Later I noticed that the bottom horizontal rails on my indoor firewood rack were sagging noticeably under the weight of what I estimated to be 800 pounds of wood. Since I would have to weigh all the wood anyway as part of my eventual ash calculation, I removed it all from the rack, weighing it as I did so, and then installed little two-by-four blocks to support the rails (half-inch black iron pipes), one in the center of each rail. The weight of the wood, by the way, was 745.15 pounds, 93% of my estimate, which had been based on the measured volume (a little over 1/5th of a cord) and a value for the density of dry White Oak (4200 pounds/cord).
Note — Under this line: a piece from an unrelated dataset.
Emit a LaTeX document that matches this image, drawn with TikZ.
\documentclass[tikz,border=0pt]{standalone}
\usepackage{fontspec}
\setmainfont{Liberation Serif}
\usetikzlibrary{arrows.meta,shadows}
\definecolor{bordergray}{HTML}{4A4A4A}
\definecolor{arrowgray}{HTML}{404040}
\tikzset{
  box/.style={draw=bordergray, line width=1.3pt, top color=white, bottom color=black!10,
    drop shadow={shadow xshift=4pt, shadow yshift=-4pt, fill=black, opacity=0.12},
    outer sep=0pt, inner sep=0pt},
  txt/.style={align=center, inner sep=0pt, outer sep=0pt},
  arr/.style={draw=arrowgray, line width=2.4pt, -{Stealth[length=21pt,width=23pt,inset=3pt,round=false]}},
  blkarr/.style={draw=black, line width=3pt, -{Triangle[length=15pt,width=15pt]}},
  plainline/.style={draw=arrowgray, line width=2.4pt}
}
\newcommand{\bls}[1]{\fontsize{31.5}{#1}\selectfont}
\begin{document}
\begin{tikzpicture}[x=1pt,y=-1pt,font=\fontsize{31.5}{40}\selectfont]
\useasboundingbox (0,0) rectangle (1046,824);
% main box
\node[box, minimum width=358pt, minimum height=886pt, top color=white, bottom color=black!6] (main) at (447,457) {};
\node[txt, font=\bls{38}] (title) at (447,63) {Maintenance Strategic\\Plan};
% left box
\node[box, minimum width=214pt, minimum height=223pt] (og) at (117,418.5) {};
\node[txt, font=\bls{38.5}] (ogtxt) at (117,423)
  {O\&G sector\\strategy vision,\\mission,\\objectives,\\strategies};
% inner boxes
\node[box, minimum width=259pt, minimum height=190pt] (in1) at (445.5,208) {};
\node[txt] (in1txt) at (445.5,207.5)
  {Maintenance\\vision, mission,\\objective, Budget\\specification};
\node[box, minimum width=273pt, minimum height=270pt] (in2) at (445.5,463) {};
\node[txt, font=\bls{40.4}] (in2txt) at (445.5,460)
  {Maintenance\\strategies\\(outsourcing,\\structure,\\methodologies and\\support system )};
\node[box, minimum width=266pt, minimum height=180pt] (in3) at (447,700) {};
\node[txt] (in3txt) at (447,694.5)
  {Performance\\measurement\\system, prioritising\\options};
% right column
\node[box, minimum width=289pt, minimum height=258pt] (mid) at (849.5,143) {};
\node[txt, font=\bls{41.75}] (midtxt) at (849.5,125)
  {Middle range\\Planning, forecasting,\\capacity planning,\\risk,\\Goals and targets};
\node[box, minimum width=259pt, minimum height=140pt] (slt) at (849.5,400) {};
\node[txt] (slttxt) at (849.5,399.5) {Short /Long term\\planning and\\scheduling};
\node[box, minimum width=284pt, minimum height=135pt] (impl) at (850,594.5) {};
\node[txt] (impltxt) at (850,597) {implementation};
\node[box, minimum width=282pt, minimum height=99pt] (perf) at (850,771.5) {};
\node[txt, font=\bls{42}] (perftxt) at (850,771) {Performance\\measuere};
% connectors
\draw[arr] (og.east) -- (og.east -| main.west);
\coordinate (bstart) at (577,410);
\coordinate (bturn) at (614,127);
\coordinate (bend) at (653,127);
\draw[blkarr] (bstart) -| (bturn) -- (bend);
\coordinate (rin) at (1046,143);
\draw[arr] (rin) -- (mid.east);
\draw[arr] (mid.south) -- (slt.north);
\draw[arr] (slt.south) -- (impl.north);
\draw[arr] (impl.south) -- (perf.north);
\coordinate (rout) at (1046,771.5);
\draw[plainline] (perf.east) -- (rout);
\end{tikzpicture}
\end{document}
Either it's drier than the wood used for that figure, or I'd stacked it with more voids than are typically included in cord calculations. I suspect the later, because when I carefully restacked it to avoid such voids, the pile lost at least 10% of its volume. It' also important to mention that a good 30% of the wood on that rack is actually Northern Red Oak, not Chestnut Oak (which is similar to White Oak), and Red Oak has a reported density of only 3528 pounds/cord. There's also a trace of White Pine in the pile, and it's density is supposedly only 2250 pounds/cord.

Late this afternoon Gretchen and Sarah the Vegan went to a book release party for a somewhat anachronistic vegan cookbook that Sarah had played a role in bringing to life (she's editor specializing in cookbooks), though neither were especially excited about this particular book. I later saw a copy of the book and it actually looked a lot better than I had been led to believe.
Sarah and Gretchen returned to our place after the party to drink tall glasses of water and watch Golden Age teevee, especially episodes of Master of None (one episode of which had a character mentioning that now is indeed a television golden age).